Monday, March 21, 2011
The Prayer Tree of Spring
Almost imperceptively it grew, slowly edging around the eave and up toward the sunlight. I fertilized and watered it, took care of it in every way. And it took care of me. My life had shattered and everything seemed lost. Inside the windows overlooking the tree lay my husband recovering from a series of back operations. I held out hope for the tree, hope for us, and waited.
Almost a decade passed. His back healed and my life regained its meaning. One fall, we were surprised to see a few pecan-sized oranges on it, bitter fruit, all seeds and pulp.

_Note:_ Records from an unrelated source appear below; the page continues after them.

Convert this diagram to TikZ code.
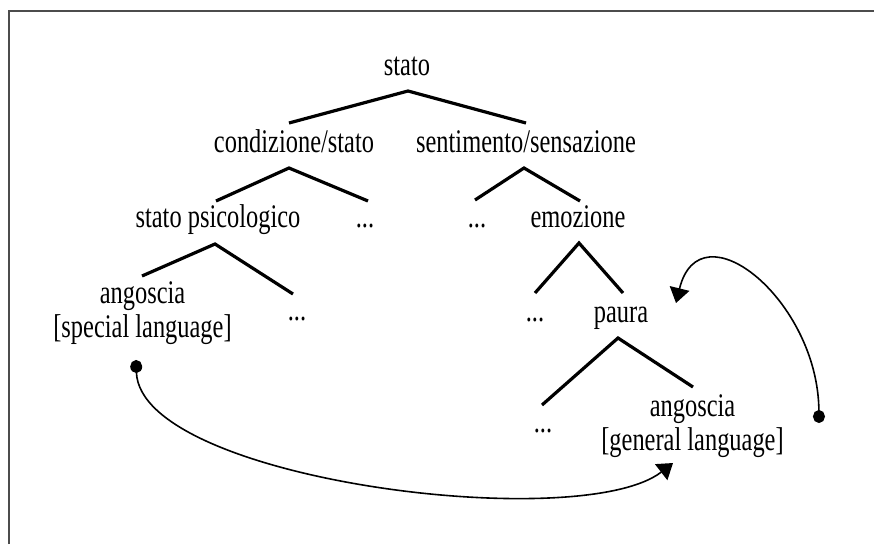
\documentclass[tikz,border=0pt]{standalone}
\usepackage{fontspec}
\setmainfont[FakeStretch=0.74]{Liberation Serif}
\usetikzlibrary{arrows.meta}
\begin{document}
\begin{tikzpicture}[x=1pt,y=-1pt,
  lbl/.style={inner sep=0pt, font=\fontsize{33}{34}\selectfont, text height=22pt, text depth=7pt},
  lbl2/.style={inner sep=0pt, font=\fontsize{33}{34}\selectfont, align=center},
  wedge/.style={line width=3.2pt, line join=miter},
  link/.style={line width=1.6pt},
  framestyle/.style={draw=black!70, line width=2pt}]
\useasboundingbox (0,0) rectangle (874,544);
\draw[framestyle] (8.5,544) -- (8.5,10.5) -- (874,10.5);

% labels
\node[lbl] (stato) at (407,68) {stato};
\node[lbl] (cond) at (294,145) {condizione/stato};
\node[lbl] (sent) at (526,145) {sentimento/sensazione};
\node[lbl] (psic) at (218,220) {stato psicologico};
\node[lbl] (d1) at (365,220) {...};
\node[lbl] (d2) at (477,220) {...};
\node[lbl] (emoz) at (578,220) {emozione};
\node[lbl2] (angS) at (142.5,313) {angoscia\\{}[special language]};
\node[lbl] (d3) at (297,313) {...};
\node[lbl] (d4) at (535,314) {...};
\node[lbl] (paura) at (621,315) {paura};
\node[lbl] (d5) at (543,425) {...};
\node[lbl2] (angG) at (692.5,426) {angoscia\\{}[general language]};

% tree wedges
\coordinate (w1l) at (289,123); \coordinate (w1t) at (408,91); \coordinate (w1r) at (526,123);
\coordinate (w2l) at (216,201); \coordinate (w2t) at (289,168); \coordinate (w2r) at (368,201);
\coordinate (w3l) at (475,200); \coordinate (w3t) at (524,168); \coordinate (w3r) at (580,201);
\coordinate (w4l) at (142,276); \coordinate (w4t) at (215,244); \coordinate (w4r) at (293,294);
\coordinate (w5l) at (535,293); \coordinate (w5t) at (579,243); \coordinate (w5r) at (623,293);
\coordinate (w6l) at (542,405); \coordinate (w6t) at (618,338); \coordinate (w6r) at (693,387);
\draw[wedge] (w1l) -- (w1t) -- (w1r);
\draw[wedge] (w2l) -- (w2t) -- (w2r);
\draw[wedge] (w3l) -- (w3t) -- (w3r);
\draw[wedge] (w4l) -- (w4t) -- (w4r);
\draw[wedge] (w5l) -- (w5t) -- (w5r);
\draw[wedge] (w6l) -- (w6t) -- (w6r);

% links
\coordinate (dotA) at (136,360);
\coordinate (tipA) at (673,463);
\coordinate (dotB) at (819,423);
\coordinate (tipB) at (676,303);
\draw[link, {Circle[length=13pt,width=12pt]}-{Triangle[length=15pt,width=20pt]}]
  (dotA) .. controls (140,480) and (580,535) .. (tipA);
\draw[link, {Circle[length=13pt,width=12pt]}-{Triangle[length=15pt,width=20pt]}]
  (dotB) .. controls (818,300) and (700,205) .. (tipB);
\end{tikzpicture}
\end{document}
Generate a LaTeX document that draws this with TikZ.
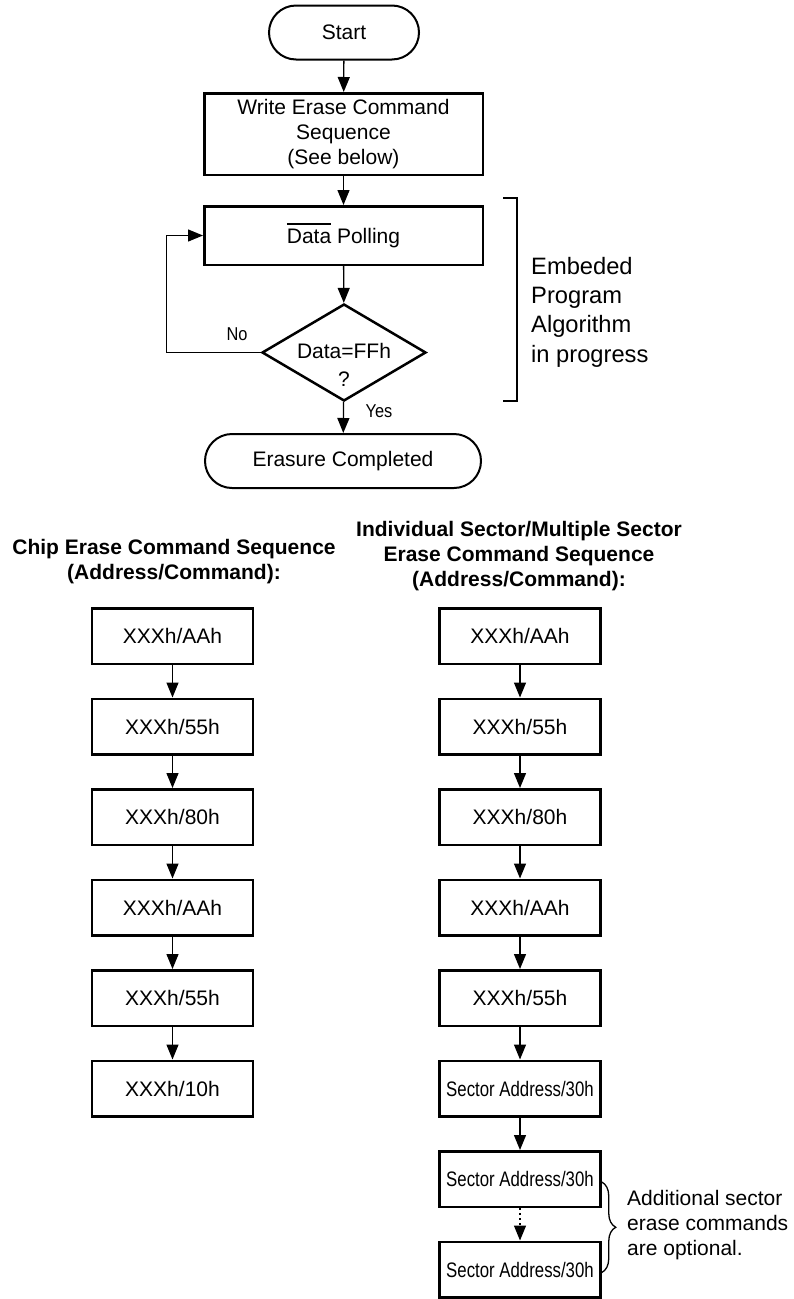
\documentclass[tikz,border=0pt]{standalone}
\usepackage{fontspec}
\setmainfont{Liberation Sans}
\usepackage{graphicx}
\usetikzlibrary{arrows.meta,shapes.geometric,decorations.pathreplacing}
\newcommand\ovline[1]{\leavevmode\vbox{\hrule height 1.3pt\kern 4.5pt\hbox{#1}}}
\newcommand\nrw[1]{\scalebox{0.8}[1]{#1}}
\newcommand\lbl[1]{\scalebox{0.88}[1]{#1}}
\begin{document}
\begin{tikzpicture}[x=1pt,y=-1pt,
  every node/.style={font=\fontsize{21pt}{25pt}\selectfont, inner sep=0pt, align=center, text=black},
  terminal/.style={draw, line width=2pt, rectangle, rounded corners=27pt, minimum height=54pt},
  stepbox/.style={draw, line width=2.5pt, rectangle, minimum width=278.5pt},
  cmdbox/.style={draw, line width=2.5pt, rectangle, minimum width=161pt, minimum height=55.5pt},
  decision/.style={draw, line width=2.5pt, diamond, minimum width=164pt, minimum height=97pt},
  conn/.style={line width=1.3pt, -{Triangle[length=15pt,width=12pt]}},
  thinline/.style={line width=1.3pt},
  smalllbl/.style={font=\fontsize{18.6pt}{22pt}\selectfont},
  header/.style={font=\fontsize{21pt}{25pt}\selectfont\bfseries},
  note/.style={font=\fontsize{23.7pt}{29.3pt}\selectfont, align=left},
  sidenote/.style={font=\fontsize{21pt}{25pt}\selectfont, align=left}
]
\useasboundingbox (0,0) rectangle (793,1299);

% ---- main flowchart ----
\node[terminal, minimum width=150pt] (start) at (344,32.5) {Start};
\node[stepbox, minimum height=81.5pt] (write) at (343.5,134) {Write Erase Command\\Sequence\\(See below)};
\node[stepbox, minimum height=58.5pt] (poll) at (343.5,235.5) {\ovline{Data} Polling};
\node[decision] (dec) at (344,352.5) {};
\node[font=\fontsize{21pt}{28pt}\selectfont] (dectext) at (344,365) {Data=FFh\\?};
\node[terminal, minimum width=276pt] (done) at (343,461) {Erasure Completed};

\draw[conn] (start) -- (write);
\draw[conn] (write) -- (poll);
\draw[conn] (poll) -- (dec);
\draw[conn] (dec) -- (done);
\draw[conn] (dec.west) -- ++(-94,0) |- (poll.west);

\node[smalllbl] (nolbl) at (237,334) {\lbl{No}};
\node[smalllbl] (yeslbl) at (379,411) {\lbl{Yes}};

% bracket
\coordinate (brt) at (503,198);
\coordinate (brb) at (503,401);
\draw[thinline] (brt) -- ++(14,0) |- (brb);
\node[note, anchor=west] (emb) at (531,312) {Embeded\\Program\\Algorithm\\in progress};

% ---- headers ----
\node[header] (hl) at (174,561.5) {Chip Erase Command Sequence\\(Address/Command):};
\node[header] (hr) at (519,556) {Individual Sector/Multiple Sector\\Erase Command Sequence\\(Address/Command):};

% ---- left column ----
\node[cmdbox] (l1) at (172.5,636) {XXXh/AAh};
\node[cmdbox] (l2) at (172.5,726.5) {XXXh/55h};
\node[cmdbox] (l3) at (172.5,817) {XXXh/80h};
\node[cmdbox] (l4) at (172.5,907.5) {XXXh/AAh};
\node[cmdbox] (l5) at (172.5,998) {XXXh/55h};
\node[cmdbox] (l6) at (172.5,1088.5) {XXXh/10h};
\draw[conn] (l1) -- (l2);
\draw[conn] (l2) -- (l3);
\draw[conn] (l3) -- (l4);
\draw[conn] (l4) -- (l5);
\draw[conn] (l5) -- (l6);

% ---- right column ----
\node[cmdbox] (r1) at (520,636) {XXXh/AAh};
\node[cmdbox] (r2) at (520,726.5) {XXXh/55h};
\node[cmdbox] (r3) at (520,817) {XXXh/80h};
\node[cmdbox] (r4) at (520,907.5) {XXXh/AAh};
\node[cmdbox] (r5) at (520,998) {XXXh/55h};
\node[cmdbox] (r6) at (520,1088.5) {\nrw{Sector Address/30h}};
\node[cmdbox] (r7) at (520,1179) {\nrw{Sector Address/30h}};
\node[cmdbox] (r8) at (520,1269.5) {\nrw{Sector Address/30h}};
\draw[conn] (r1) -- (r2);
\draw[conn] (r2) -- (r3);
\draw[conn] (r3) -- (r4);
\draw[conn] (r4) -- (r5);
\draw[conn] (r5) -- (r6);
\draw[conn] (r6) -- (r7);
\draw[conn, dash pattern=on 2pt off 3pt] (r7) -- (r8);

\draw[thinline, decorate, decoration={brace, amplitude=14pt}] ([yshift=-3pt]r7.east) -- ([yshift=-3pt]r8.east);
\node[sidenote, anchor=west] (opt) at (627,1225) {Additional sector\\erase commands\\are optional.};
\end{tikzpicture}
\end{document}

The next spring we looked for flowers and were rewarded with a few white blossoms the size of a small pea. But it wasn't until a statue of Kwan Yin was placed beneath its boughs that the tree truly bloomed. The Chinese goddess of compassion sacrificed her place in Shinto heaven in order to feel the pain of earthbound humans and help them to transcend.
On this spring day, flowers bedeck every branch, beckoning of fruit to come. Dozens of colorful ribbons flutter as well, each one tied with prayerful intent by visitors. The Prayer Tree. Planted in the 1950s, the trifolate orange lived for decades before going through a period of extended darkness. Then in just a day, everything changed. Someone cared. It took years to rebuild, years when it seemed nothing was happening, but the blooms did come. Now it is not only reborn, it is deeply sacred.
With its thorns and flowers, its history and the people who hope for its peace, the Prayer Tree evokes a quote by Thornton Wilder: "Without your wounds, where would your power be? The very angels themselves cannot persuade the wretched and bumbling children of Earth as can one human being broken in the wheels of living. In love's service, only the wounded soldiers can serve."
Spring is the reservoir of hope. Enjoy this season of Easter with its abundance of metaphors to live by and have faith in the life force that infuses every leaf, every stone, every grain of soil.